CA Rennes, 2 février 2021, RG n°18/01809
L’information précontractuelle qui doit être délivrée au candidat à la franchise doit lui permettre de s’engager en toute connaissance de cause. L’ensemble des informations qui doivent figurer dans le DIP sont précisées aux articles L.330-3 et R.330-1 du Code de commerce.

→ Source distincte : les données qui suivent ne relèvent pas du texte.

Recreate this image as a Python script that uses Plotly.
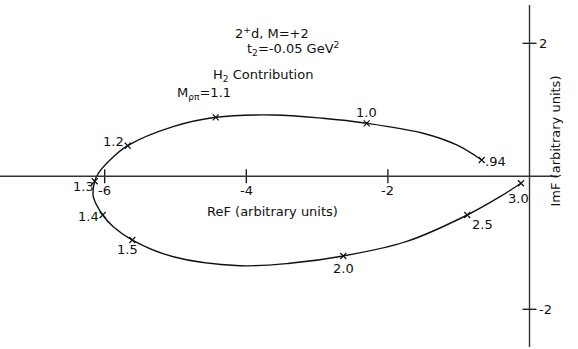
import plotly.graph_objects as go

# Argand-plot trajectory of the H2 amplitude as M_rho-pi varies
curve_re = [-0.675, -1.028, -1.504, -2.30, -2.917, -3.623, -4.432, -5.035, -5.675,
            -5.925, -6.090, -6.141, -6.161, -6.028, -5.879, -5.610, -5.031, -4.089,
            -3.383, -2.630, -1.744, -0.879, -0.417, -0.120]
curve_im = [0.245, 0.471, 0.647, 0.797, 0.872, 0.922, 0.887, 0.746, 0.460,
            0.245, 0.045, -0.075, -0.307, -0.582, -0.758, -0.958, -1.209, -1.344,
            -1.308, -1.198, -0.983, -0.582, -0.307, -0.105]

# marked masses along the curve (GeV)
mass_labels = [".94", "1.0", "M<sub>ρπ</sub>=1.1", "1.2", "1.3", "1.4", "1.5", "2.0", "2.5", "3.0"]
mark_re = [-0.675, -2.30, -4.432, -5.675, -6.141, -6.028, -5.610, -2.630, -0.879, -0.120]
mark_im = [0.245, 0.797, 0.887, 0.460, -0.075, -0.582, -0.958, -1.198, -0.582, -0.105]
# label offsets from each mark, in pixels
label_dx = [14, 0, -12, -14, -11, -14, -5, 0, 15, -3]
label_dy = [-1, 11, 24, 4, -5, -1, -9, -13, -9, -15]

x_ticks = [-6, -4, -2]
x_tick_text = ["-6", "-4", "-2"]
y_ticks = [2, -2]
y_tick_text = ["2", "-2"]

W, H = 578, 349
X0_PX, XS = 529.5, 70.8
Y0_PX, YS = 176.3, 66.5
x_range = [-X0_PX / XS, (W - X0_PX) / XS]
y_range = [(Y0_PX - H) / YS, Y0_PX / YS]

FONT = "DejaVu Sans"
FS = 13
INK = "#111111"

fig = go.Figure()

fig.add_trace(go.Scatter(
    x=curve_re, y=curve_im, mode="lines",
    line=dict(color=INK, width=1.4, shape="spline", smoothing=1.0),
    hoverinfo="skip", showlegend=False))

fig.add_trace(go.Scatter(
    x=mark_re, y=mark_im, mode="markers",
    marker=dict(symbol="x-thin", size=6, line=dict(color=INK, width=1.2)),
    showlegend=False))

# tick crosses on the axes
fig.add_trace(go.Scatter(
    x=x_ticks, y=[0] * len(x_ticks), mode="markers",
    marker=dict(symbol="line-ns", size=10, line=dict(color=INK, width=1.3)),
    showlegend=False, hoverinfo="skip"))
fig.add_trace(go.Scatter(
    x=[0] * len(y_ticks), y=y_ticks, mode="markers",
    marker=dict(symbol="line-ew", size=10, line=dict(color=INK, width=1.3)),
    showlegend=False, hoverinfo="skip"))

shapes = [
    dict(type="line", xref="x", yref="y", x0=x_range[0], x1=(557 - X0_PX) / XS,
         y0=0, y1=0, line=dict(color="#333333", width=1.4)),
    dict(type="line", xref="x", yref="y", x0=0, x1=0,
         y0=(Y0_PX - 5) / YS, y1=(Y0_PX - 347) / YS, line=dict(color="#333333", width=1.4)),
]

ann = []
for xv, t in zip(x_ticks, x_tick_text):
    ann.append(dict(x=xv, y=0, xref="x", yref="y", text=t, showarrow=False,
                    yshift=-14, font=dict(size=FS, color=INK, family=FONT)))
for yv, t in zip(y_ticks, y_tick_text):
    ann.append(dict(x=0, y=yv, xref="x", yref="y", text=t, showarrow=False,
                    xanchor="left", xshift=7, font=dict(size=FS, color=INK, family=FONT)))
for xv, yv, t, dx, dy in zip(mark_re, mark_im, mass_labels, label_dx, label_dy):
    ann.append(dict(x=xv, y=yv, xref="x", yref="y", text=t, showarrow=False,
                    xshift=dx, yshift=dy, font=dict(size=FS, color=INK, family=FONT)))


def paper(px, py):
    return px / W, 1 - py / H


for txt, px, py in [("2<sup>+</sup>d, M=+2", 272, 23),
                    ("t<sub>2</sub>=-0.05 GeV<sup>2</sup>", 293, 38),
                    ("H<sub>2</sub> Contribution", 263, 65),
                    ("ReF (arbitrary units)", 272, 211)]:
    xp, yp = paper(px, py)
    ann.append(dict(x=xp, y=yp, xref="paper", yref="paper", text=txt, showarrow=False,
                    font=dict(size=FS, color=INK, family=FONT)))

xp, yp = paper(564, 141)
ann.append(dict(x=xp, y=yp, xref="paper", yref="paper", text="ImF (arbitrary units)",
                showarrow=False, textangle=-90, font=dict(size=FS, color=INK, family=FONT)))

fig.update_layout(
    width=W, height=H,
    margin=dict(l=0, r=0, t=0, b=0),
    paper_bgcolor="white", plot_bgcolor="white",
    xaxis=dict(range=x_range, visible=False, fixedrange=True),
    yaxis=dict(range=y_range, visible=False, fixedrange=True),
    shapes=shapes, annotations=ann,
)

fig.write_html("out.html")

Le seul fait que l’une des informations visées par les textes ne soient pas communiquées – ou plutôt ne soient pas communiquées exactement comme le prévoient les textes – ne peut suffire à entrainer la nullité du contrat de franchise pour dol.
La société C, qui venait d’être créée et qui exploitait alors 8 boulangeries en propre, décide en 2010 de développer un réseau de franchise.
Après avoir reçu un DIP, Monsieur A (qui se substituera ensuite la société K) signe en 2011 un contrat de franchise avec la société C.
Le franchisé débute son activité en 2012 et, en 2015, la société K est placée en redressement, puis quelques mois plus tard la procédure est convertie en procédure de liquidation.
Le liquidateur de la société K assigne le franchiseur devant le tribunal de commerce de Brest en opposant le non-respect par le franchiseur des dispositions prévues à l’article L.330-3 du Code de commerce et sollicite ainsi la nullité du contrat de franchise pour dol et l’indemnisation du préjudice subi à hauteur de plus de 470.000 euros. En première instance, le liquidateur est débouté de ses demandes. Le liquidateur interjette appel du jugement.
Pour soutenir sa demande concernant le dol, le liquidateur reproche au franchiseur de ne pas avoir transmis « ses comptes réels » dans le DIP mais de simples tableaux dont la véracité ne pouvait pas être vérifiée.
Il ressortait en réalité de l’examen du DIP que le franchiseur avait indiqué exploiter huit boulangeries en propre, c’est-à-dire non franchisées, qu’il fournissait un organigramme du groupe dont il dépendait et qu’il précisait lui-même qu’il était destiné à l’exploitation d’un réseau de franchise et que la société franchiseur avait été créée depuis moins d’un an, ce dont on déduisait aisément la jeunesse de la franchise. Il avait ainsi été fourni, pour chacune des boulangeries exploitées (chacune sous la forme d’une société distincte), le bilan et le compte de résultat des deux dernières années (portant le cartouche d’une société d’expertise comptable) ; il était par ailleurs précisé, pour chacune, la date de création et les conditions d’exploitation (présence ou non de places assises, présence ou non de l’activité pizza, réalisation ou non de travaux de devanture).
Selon le liquidateur, Monsieur A aurait été incapable d’apprécier le caractère réalisable des chiffres communiqués par le franchiseur sur ses différents supports commerciaux.
Les juges du fond rappellent tout d’abord que le DIP n’exonère pas le candidat franchisé d’établir ses propres prévisionnels et considèrent que, d’après les éléments portés à sa connaissance, Monsieur A disposait de tous les éléments nécessaires pour apprécier dans quels délais les chiffres d’affaires et les marges réalisés par les boulangeries exploitées en propre pourraient raisonnablement être reproduits par le candidat à la franchise.
Ensuite, les juges du fond relèvent que le prévisionnel réalisé par le franchisé n’était pas produit, de sorte qu’il n’était pas possible de vérifier ni son existence, ni l’adéquation entre les chiffres figurant dans le DIP et ceux réalisés par le franchisé.
Enfin, la Cour considère qu’il n’est pas possible d’affirmer qu’il était indispensable pour le candidat à la franchise de détenir les comptes de l’année d’ouverture de chacune des boulangeries ; les dispositions de l’article R.330-1 du Code de commerce faisant référence aux chiffres d’affaires réalisés « au cours des deux derniers exercices ».
Le liquidateur a donc été débouté de ses demandes et le jugement de première instance confirmé.
Cette décision permet notamment de rappeler que l’information portant sur la communication des comptes doit concerner les données relatives aux « deux derniers exercices ».
Par ailleurs, si en l’état le franchiseur n’a pas communiqué au candidat à la franchise ses comptes annuels, il a communiqué des données précises relatives aux chiffres d’affaires réalisés par chacun des points de vente du réseau détenus en propre et portant sur les deux derniers exercices, ce qui a été jugé suffisant pour les juges du fond. Il appartenait par ailleurs au candidat à la franchise, avec les informations qui lui avaient été communiquées par le franchiseur, de se renseigner.